[Begin]

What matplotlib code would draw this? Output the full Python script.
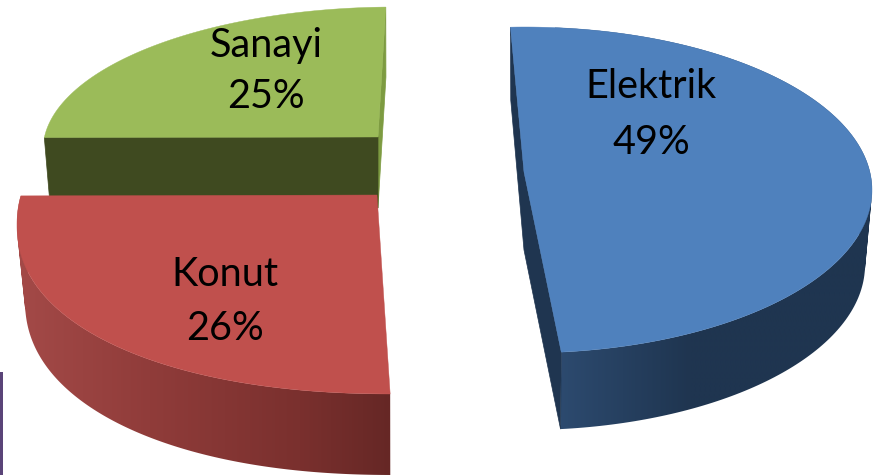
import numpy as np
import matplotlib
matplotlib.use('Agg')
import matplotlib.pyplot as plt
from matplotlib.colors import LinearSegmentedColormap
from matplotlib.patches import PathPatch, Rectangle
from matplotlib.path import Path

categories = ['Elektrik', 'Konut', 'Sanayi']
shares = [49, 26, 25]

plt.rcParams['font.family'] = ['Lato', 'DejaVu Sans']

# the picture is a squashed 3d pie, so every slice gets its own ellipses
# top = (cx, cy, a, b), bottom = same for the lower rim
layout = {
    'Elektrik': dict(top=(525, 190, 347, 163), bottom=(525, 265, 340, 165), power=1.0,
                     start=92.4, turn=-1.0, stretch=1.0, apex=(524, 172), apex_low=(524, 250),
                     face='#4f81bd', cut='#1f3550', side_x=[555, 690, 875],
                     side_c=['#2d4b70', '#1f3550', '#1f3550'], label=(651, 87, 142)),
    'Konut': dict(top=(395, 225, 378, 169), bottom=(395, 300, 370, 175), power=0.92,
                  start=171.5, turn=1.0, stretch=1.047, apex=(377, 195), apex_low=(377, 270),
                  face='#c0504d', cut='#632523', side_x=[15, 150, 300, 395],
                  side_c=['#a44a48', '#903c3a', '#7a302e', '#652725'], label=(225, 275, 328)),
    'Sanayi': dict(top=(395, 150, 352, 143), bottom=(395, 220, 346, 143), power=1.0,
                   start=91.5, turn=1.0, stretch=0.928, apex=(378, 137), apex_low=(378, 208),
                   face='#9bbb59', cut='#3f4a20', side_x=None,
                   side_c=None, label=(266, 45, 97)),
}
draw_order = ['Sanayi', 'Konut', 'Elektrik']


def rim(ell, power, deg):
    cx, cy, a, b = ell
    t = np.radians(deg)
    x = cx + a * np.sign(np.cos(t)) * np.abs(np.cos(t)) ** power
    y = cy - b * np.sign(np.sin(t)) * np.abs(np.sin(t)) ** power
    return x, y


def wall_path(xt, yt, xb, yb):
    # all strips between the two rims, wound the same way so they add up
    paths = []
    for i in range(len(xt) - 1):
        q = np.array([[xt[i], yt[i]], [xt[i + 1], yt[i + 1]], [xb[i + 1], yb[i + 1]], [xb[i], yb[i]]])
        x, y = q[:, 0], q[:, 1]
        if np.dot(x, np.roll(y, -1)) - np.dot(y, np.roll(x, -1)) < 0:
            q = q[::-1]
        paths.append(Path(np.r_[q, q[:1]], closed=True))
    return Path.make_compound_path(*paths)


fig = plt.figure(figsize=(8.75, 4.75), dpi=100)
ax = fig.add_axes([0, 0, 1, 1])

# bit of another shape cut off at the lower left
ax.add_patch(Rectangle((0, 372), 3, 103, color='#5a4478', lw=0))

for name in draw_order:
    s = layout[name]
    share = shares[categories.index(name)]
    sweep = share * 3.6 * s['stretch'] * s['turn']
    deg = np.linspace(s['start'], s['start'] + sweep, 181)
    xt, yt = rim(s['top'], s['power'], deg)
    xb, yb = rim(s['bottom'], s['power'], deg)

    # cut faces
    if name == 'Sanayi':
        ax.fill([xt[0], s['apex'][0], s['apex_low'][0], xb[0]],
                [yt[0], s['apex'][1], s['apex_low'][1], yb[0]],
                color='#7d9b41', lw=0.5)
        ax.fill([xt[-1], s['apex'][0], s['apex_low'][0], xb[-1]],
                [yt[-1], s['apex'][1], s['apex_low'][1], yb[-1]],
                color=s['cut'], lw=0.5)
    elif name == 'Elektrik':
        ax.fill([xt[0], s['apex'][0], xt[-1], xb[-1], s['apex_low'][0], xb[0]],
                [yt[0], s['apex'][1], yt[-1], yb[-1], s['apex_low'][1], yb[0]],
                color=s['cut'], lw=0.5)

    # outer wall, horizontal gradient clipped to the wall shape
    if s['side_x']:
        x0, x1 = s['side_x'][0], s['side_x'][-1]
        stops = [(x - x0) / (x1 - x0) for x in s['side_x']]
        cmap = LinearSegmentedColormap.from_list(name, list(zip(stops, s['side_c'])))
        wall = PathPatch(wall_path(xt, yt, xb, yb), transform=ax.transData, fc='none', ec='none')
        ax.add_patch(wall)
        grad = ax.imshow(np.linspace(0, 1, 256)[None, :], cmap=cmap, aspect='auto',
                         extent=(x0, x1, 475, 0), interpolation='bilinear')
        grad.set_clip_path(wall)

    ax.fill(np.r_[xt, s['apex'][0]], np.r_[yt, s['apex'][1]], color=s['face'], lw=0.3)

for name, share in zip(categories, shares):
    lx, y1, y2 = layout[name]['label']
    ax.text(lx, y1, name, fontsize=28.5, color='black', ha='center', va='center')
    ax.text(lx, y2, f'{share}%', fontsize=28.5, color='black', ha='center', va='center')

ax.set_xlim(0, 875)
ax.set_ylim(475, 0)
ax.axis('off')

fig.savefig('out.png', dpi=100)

[End]

▶ **WHAT NEEDS TO BE DONE**:
Pick out all lines from the data above in which the word "matplotlib" appears.

▶ **ANSWER FOR THIS EXERCISE**:
What matplotlib code would draw this? Output the full Python script.
import matplotlib
matplotlib.use('Agg')
import matplotlib.pyplot as plt
from matplotlib.colors import LinearSegmentedColormap
from matplotlib.patches import PathPatch, Rectangle
from matplotlib.path import Path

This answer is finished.